Bien plus qu’une arme de film d’horreur, cette bave suscite l’intérêt de la communauté scientifique depuis des années. « C’est ce passage de l’état liquide à solide qui rend la substance si intéressante, explique Matthew Harrington. Du point de vue de la science des matériaux, elle est très impressionnante, car elle contient toutes les instructions nécessaires pour générer des fibres très résistantes. »

Et ce qui surprend le plus les scientifiques est que le processus est réversible! « En travaillant avec ces fibres, on a réalisé qu’elles peuvent se dissoudre dans l’eau, poursuit le professeur. Une fois dissoutes, il est ensuite possible de recréer de nouvelles fibres à partir du liquide. »

Cette substance contient donc une molécule capable de former des fibres aux propriétés physiques semblables à un fil de nylon, le tout dans un processus réversible et répétable, avec peu ou pas d’intervention extérieure. On est bien loin de la fabrication de fibres plastiques à usage unique nécessitant d’imposantes machines et procédés chimiques. Imaginez ce qu’il serait possible de fabriquer si on découvrait les secrets d’une telle fibre!

Une chimie inconnue

Pour comprendre comment la nature est parvenue à une telle arme, l’équipe du professeur Harrington a demandé l’aide d’Isabelle Marcotte, professeure au Département de chimie de l’Université du Québec à Montréal. Son laboratoire est l’un des rares dans la région de Montréal qui se spécialise en résonance magnétique nucléaire, une technique qui utilise de puissants champs magnétiques pour analyser la structure moléculaire de fibres animales dans un état liquide ou solide. « Matthew et moi, on se connaissait déjà en raison de nos travaux sur une autre fibre animale : celle qui offre aux moules leur phénoménale adhérence aux rochers », se rappelle la chercheuse. L’équipe de Matthew Harrington lui a dit avoir trouvé des traces de phosphore dans la bave, tout en spécifiant avoir des doutes. « En faisant les tests de spectroscopie, on a trouvé non pas du phosphore, mais plutôt une grande quantité de phosphonates », indique Isabelle Marcotte.

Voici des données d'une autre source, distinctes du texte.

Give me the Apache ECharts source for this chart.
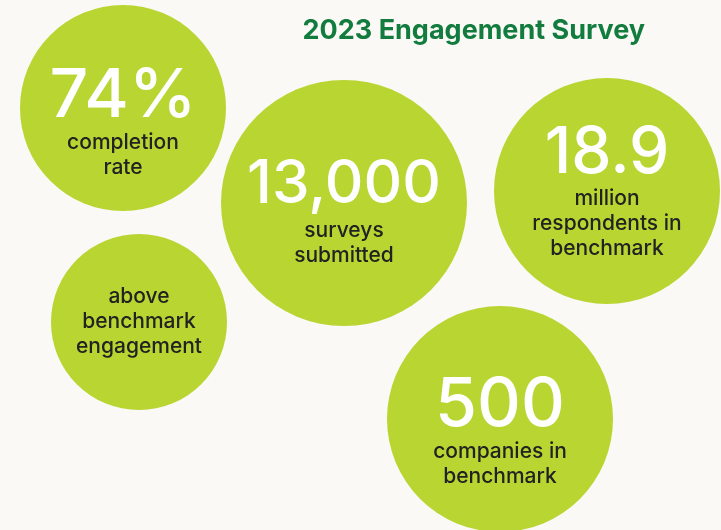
<!DOCTYPE html>
<html>
<head>
<meta charset="utf-8">
<script src="https://cdn.jsdelivr.net/npm/echarts@6/dist/echarts.min.js"></script>
<style>
  html, body { margin: 0; padding: 0; background: #faf9f6; }
  #chart { width: 721px; height: 530px; }
</style>
</head>
<body>
<div id="chart"></div>
<script>
// bubble centres (chart units = pixels of the 721x530 frame) and radii
const bubbleX = [123, 344, 607, 139, 500]
const bubbleY = [108, 203, 191, 322, 419]
const bubbleR = [103, 123, 113, 88, 113]
const figures = ['74%', '13,000', '18.9', '', '500']
const captions = [
  ['completion', 'rate'],
  ['surveys', 'submitted'],
  ['million', 'respondents in', 'benchmark'],
  ['above', 'benchmark', 'engagement'],
  ['companies in', 'benchmark']
]
const figureSize = [68, 60, 64, 0, 68]
const labelShift = [14, 7, 0, 0, 12]

const LIME = '#b9d532'
const myChart = echarts.init(document.getElementById('chart'))

const points = bubbleX.map((x, i) => {
  let text = captions[i].map(c => '{cap|' + c + '}').join('\n')
  if (figures[i]) text = '{big' + i + '|' + figures[i] + '}\n' + text
  return {
    value: [x, bubbleY[i]],
    symbolSize: bubbleR[i] * 2,
    label: { formatter: text, offset: [0, labelShift[i]] }
  }
})

const rich = {
  cap: { fontFamily: 'Inter', fontWeight: 500, fontSize: 21, color: '#222', lineHeight: 25 }
}
figureSize.forEach((s, i) => {
  rich['big' + i] = { fontFamily: 'Inter', fontWeight: 500, fontSize: s, color: '#fff', lineHeight: 66 }
})

myChart.setOption({
  backgroundColor: '#faf9f6',
  animation: false,
  title: {
    text: '2023 Engagement Survey',
    right: 71,
    top: 12,
    textStyle: { fontFamily: 'Inter', fontWeight: 'bold', fontSize: 27, color: '#117c3e' }
  },
  grid: { left: 0, right: 0, top: 0, bottom: 0 },
  xAxis: { type: 'value', min: 0, max: 721, show: false },
  yAxis: { type: 'value', min: 0, max: 530, inverse: true, show: false },
  series: [{
    type: 'scatter',
    symbol: 'circle',
    itemStyle: { color: LIME, opacity: 1 },
    label: { show: true, position: 'inside', align: 'center', rich: rich },
    data: points
  }]
})
</script>
</body>
</html>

Une découverte inattendue que le groupe a publié dans le Journal of the American Chemical Society. Ces molécules contiennent un atome de phosphore lié à un atome de carbone, créant une liaison très stable, mais qui demande beaucoup d’énergie pour être produite. « Ce type de molécules est rare chez les animaux, et le ver de velours est un des seuls animaux terrestres chez qui on l’a observé, ajoute Matthew Harrington. Malgré cette rareté, on a détecté des phosphonates autant chez les vers de velours provenant de l’Australie que ceux provenant des Caraïbes. Ces deux sous-familles sont séparées par 400 millions d’années d’évolution. Sur le plan de l’évolution, si une molécule qui demande beaucoup d’énergie à un être vivant est maintenue pendant aussi longtemps, c’est qu’elle a un rôle important à jouer. »

Autre observation que le groupe a pu décrire : lorsque le ver dévore sa proie, il mange aussi la bave qu’il avait projetée, récupérant ainsi la précieuse molécule. « On a remarqué que le corps de l’animal possède une forte concentration de phosphonate, ajoute Isabelle Marcotte, ce qui montre qu’il l’accumule et le conserve, vraisemblablement pour recycler cette molécule.»

Quel rôle le phosphonate joue-t-il dans la production de ces fibres? Pour l’instant, les scientifiques ne le savent pas. « Après avoir étudié les caractéristiques de ces molécules, notre hypothèse est que les phosphonates sont responsables de la formation de ces fibres réutilisables, mais nous avons encore beaucoup de travail pour comprendre comment », dit Matthew Harrington.

Comprendre le secret de la bave de ver de velours pourrait-il mener à de nouveaux bandages médicaux? Des vêtements liquéfiables? Des canons à colle géants? À ce stade, les chercheurs et chercheuses ne peuvent que rêver. Il faut seulement qu’un petit ver accepte de nous livrer ses secrets.